### GIVEN INSTRUCTION
Reproduce, character for character, the lines below from the first through the one with "import * as". Leave pictures out.

### DATA EXTRACT

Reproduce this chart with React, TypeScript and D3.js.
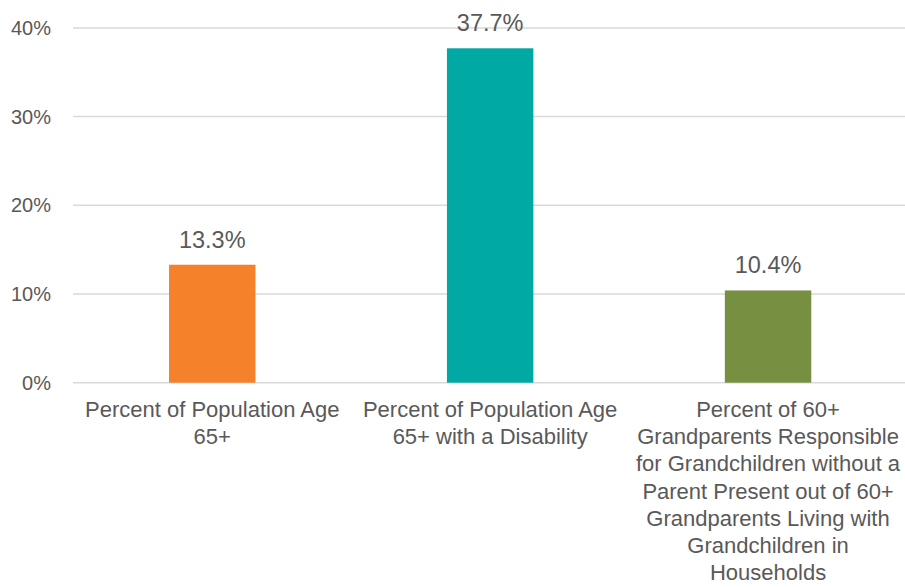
import React from "react";
import * as d3 from "d3";

const categories: string[][] = [
  ["Percent of Population Age", "65+"],
  ["Percent of Population Age", "65+ with a Disability"],
  [
    "Percent of 60+",
    "Grandparents Responsible",
    "for Grandchildren without a",
    "Parent Present out of 60+",
    "Grandparents Living with",
    "Grandchildren in",
    "Households",
  ],
];
const values: number[] = [13.3, 37.7, 10.4];
const colors: string[] = ["#F5822A", "#00A9A4", "#778F41"];
const yTicks: number[] = [0, 10, 20, 30, 40];

const W = 905;
const H = 587;
const FONT = "'Liberation Sans', Arial, sans-serif";
const TEXT = "#595959";

export default function App() {
  const x = d3
    .scaleBand<number>()
    .domain(values.map((_, i) => i))
    .range([73.3, 907])
    .padding(0);
  const y = d3.scaleLinear().domain([0, 40]).range([382.7, 27.9]);
  const barW = x.bandwidth() * 0.311;

  return (
    <div style={{ position: "absolute", left: 0, top: 0 }}>
      <svg width={W} height={H} style={{ display: "block", background: "#fff" }}>
        <rect width={W} height={H} fill="#fff" />
        {yTicks.map((t) => (
          <g key={t}>
            <line
              x1={73}
              x2={905}
              y1={y(t)}
              y2={y(t)}
              stroke="#D9D9D9"
              strokeWidth={1.5}
            />
            <text
              x={51}
              y={y(t)}
              dy="0.35em"
              textAnchor="end"
              fontFamily={FONT}
              fontSize={20}
              fill={TEXT}
            >
              {t}%
            </text>
          </g>
        ))}
        {values.map((v, i) => {
          const cx = (x(i) as number) + x.bandwidth() / 2;
          return (
            <g key={i}>
              <rect
                x={cx - barW / 2}
                y={y(v)}
                width={barW}
                height={y(0) - y(v)}
                fill={colors[i]}
              />
              <text
                x={cx}
                y={y(v) - 17}
                textAnchor="middle"
                fontFamily={FONT}
                fontSize={23.5}
                fill={TEXT}
              >
                {v.toFixed(1)}%
              </text>
              {categories[i].map((line, j) => (
                <text
                  key={j}
                  x={cx}
                  y={417 + j * 27.2}
                  textAnchor="middle"
                  fontFamily={FONT}
                  fontSize={22}
                  fill={TEXT}
                >
                  {line}
                </text>
              ))}
            </g>
          );
        })}
      </svg>
    </div>
  );
}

### CORRECT RESULT
Reproduce this chart with React, TypeScript and D3.js.
import React from "react";
import * as d3 from "d3";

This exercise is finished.